Là, c’est le début du grand n’importe quoi et de la dérive démagogique. Que ne s’est-il arrêté à la phrase précédente ? Qui imagine débaptiser une langue ? Le nom des langues vient d’une longue sédimentation historique… Le français vient du nom d’un des dialectes parlés dans le royaume de France au 17e, le francien, à côté de tous les autres dialectes du français d’oil (picard, normand, etc.) et d’oc (poitevin, gascon, occitan(s), provençal, franco-provençal), et des langues autres (breton, basque, corse, alsacien – avec leur propres variantes). On ne débaptise pas ainsi une langue !

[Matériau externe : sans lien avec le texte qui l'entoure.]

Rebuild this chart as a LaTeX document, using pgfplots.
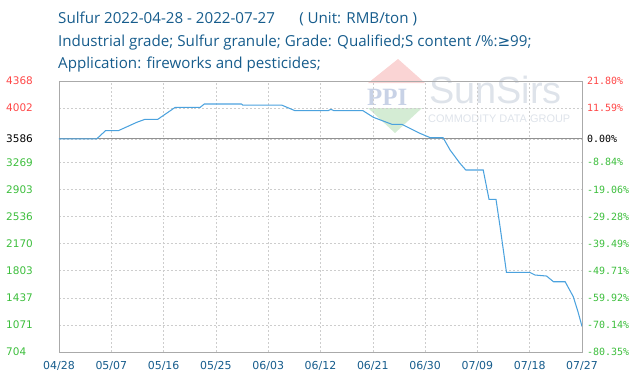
\documentclass[border=0pt]{standalone}
\usepackage{pgfplots}
\pgfplotsset{compat=1.18}
\usepackage{fontspec}
\setmainfont{Open Sans}
\newfontfamily\dv{DejaVu Sans}
\newfontfamily\dvm{DejaVu Sans Mono}
\newfontfamily\lserif{Liberation Serif}
\newfontfamily\lsans{Liberation Sans}
\definecolor{titleblue}{RGB}{22,92,140}
\definecolor{lblred}{RGB}{255,70,70}
\definecolor{lblgreen}{RGB}{60,190,60}
\definecolor{linecol}{RGB}{75,162,222}
\definecolor{gridc}{RGB}{205,205,205}
\definecolor{framec}{RGB}{170,170,170}
\definecolor{wmgray}{RGB}{222,227,234}
\definecolor{wmblue}{RGB}{200,210,230}
\definecolor{wmred}{RGB}{250,212,212}
\definecolor{wmgreen}{RGB}{212,236,212}
\begin{document}
\begin{tikzpicture}[x=1bp,y=1bp]
\useasboundingbox (-59,-34) rectangle (581,352);
% watermark
\fill[wmred] (309,269) -- (366,269) -- (339,293) -- cycle;
\fill[wmgreen] (309,244) -- (363,244) -- (336,219) -- cycle;
\node[anchor=base west, inner sep=0, text=wmblue, font=\lserif\fontsize{25}{25}\selectfont\bfseries] at (308,247) {PPI};
\node[anchor=base west, inner sep=0, text=wmgray, font=\lsans\fontsize{38}{38}\selectfont] at (370,249) {SunSirs};
\node[anchor=base west, inner sep=0, text=wmgray, font=\lsans\fontsize{11}{11}\selectfont] at (369,230) {COMMODITY DATA GROUP};
% titles
\node[anchor=base west, inner sep=0, text=titleblue, font=\fontsize{15.2}{15.2}\selectfont] at (-1,328.5) {Sulfur 2022-04-28 - 2022-07-27\hspace{1.6em}( Unit: RMB/ton )};
\node[anchor=base west, inner sep=0, text=titleblue, font=\fontsize{15.2}{15.2}\selectfont] at (-1,306) {Industrial grade; Sulfur granule; Grade: Qualified;S content /\%:{\dv ≥}99;};
\node[anchor=base west, inner sep=0, text=titleblue, font=\fontsize{15.2}{15.2}\selectfont] at (-1,283.5) {Application: fireworks and pesticides;};
\begin{axis}[
  at={(0,0)}, anchor=south west,
  scale only axis, width=523bp, height=271bp,
  xmin=0, xmax=90, ymin=704, ymax=4368,
  axis line style={framec},
  major tick length=0pt,
  xtick={0,9,...,90},
  xticklabels={04/28,05/07,05/16,05/25,06/03,06/12,06/21,06/30,07/09,07/18,07/27},
  xticklabel style={font=\dv\fontsize{11}{11}\selectfont, text=titleblue, yshift=-6bp},
  ytick={704,1070.4,1436.8,1803.2,2169.6,2536,2902.4,3268.8,3586,4001.6,4368},
  yticklabels={\textcolor{lblgreen}{704},\textcolor{lblgreen}{1071},\textcolor{lblgreen}{1437},\textcolor{lblgreen}{1803},\textcolor{lblgreen}{2170},\textcolor{lblgreen}{2536},\textcolor{lblgreen}{2903},\textcolor{lblgreen}{3269},\textcolor{black}{3586},\textcolor{lblred}{4002},\textcolor{lblred}{4368}},
  yticklabel style={font=\dv\fontsize{10.5}{10.5}\selectfont, anchor=west, inner sep=0pt, xshift=-53bp},
  grid=major,
  major grid style={gridc, dash pattern=on 2pt off 2pt, line width=0.6pt},
]
\addplot[framec!85!black, line width=0.8pt, forget plot] coordinates {(0,3586) (90,3586)};
\addplot[linecol, line width=1.05pt, mark=none] coordinates {
(0,3586) (6.5,3586) (8,3696) (10.2,3696) (13.4,3810) (14.8,3850) (17,3850)
(20,4012) (24.3,4012) (25,4057) (31.4,4057) (31.6,4043) (38.3,4043)
(40.6,3967) (46.3,3967) (46.8,3985) (47.3,3967) (52.3,3967) (54.1,3877)
(57.3,3782) (59,3782) (62.1,3661) (63.9,3601) (66.1,3601) (67.3,3435)
(69,3255) (70,3165) (73,3165) (74,2768) (75.2,2768) (75.9,2398) (77,1781)
(81,1781) (81.9,1745) (83.9,1731) (85.1,1654) (87.1,1654) (88.5,1452)
(89.3,1250) (90,1050)
};
\end{axis}
\begin{axis}[
  at={(0,0)}, anchor=south west,
  scale only axis, width=523bp, height=271bp,
  xmin=0, xmax=90, ymin=704, ymax=4368,
  axis x line=none, axis y line*=right,
  axis line style={framec},
  major tick length=0pt,
  ytick={704,1070.4,1436.8,1803.2,2169.6,2536,2902.4,3268.8,3586,4001.6,4368},
  yticklabels={\textcolor{lblgreen}{-80.35\%},\textcolor{lblgreen}{-70.14\%},\textcolor{lblgreen}{-59.92\%},\textcolor{lblgreen}{-49.71\%},\textcolor{lblgreen}{-39.49\%},\textcolor{lblgreen}{-29.28\%},\textcolor{lblgreen}{-19.06\%},\textcolor{lblgreen}{-8.84\%},\textcolor{black}{0.00\%},\textcolor{lblred}{11.59\%},\textcolor{lblred}{21.80\%}},
  yticklabel style={font=\dvm\fontsize{10}{10}\selectfont, anchor=west, inner sep=0pt, xshift=5bp},
]
\addplot[draw=none, forget plot] coordinates {(0,704) (90,4368)};
\end{axis}
\end{tikzpicture}
\end{document}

Que certains Brésiliens choisissent aujourd’hui de nommer leur langue le brésilien (en concurrence avec portugais du Brésil), n’empêche pas les habitants de Lisbonne et de Porto de continuer à appeler leur langue le portugais ! Si des communautés francophones s‘estiment assez autonomes pour dire parler le « (français) camerounais », « l’ivoirien » ou le « canadien », ou tout autre appellation avec laquelle elles seraient à l’aise, libres à elles ! Du reste en Côte d’Ivoire, cela fait des décennies que l’on parle de FPI : français populaire ivoirien. On a parlé de français de Moussa, un temps ! Aucun problème ! Et si les Suisses ont envie de dire un jour « Nous parlons Romand », libre à eux ! Mais vouloir changer le nom de la langue française n’a pas de sens, car cela revient encore à dire que c’est à nous Français de décider du nom… commun ! Contradiction éclatante ! On dit chasser le colonialisme par la porte, et voici que le même caractère de domination de la France sur le reste de la francophonie revient par la fenêtre !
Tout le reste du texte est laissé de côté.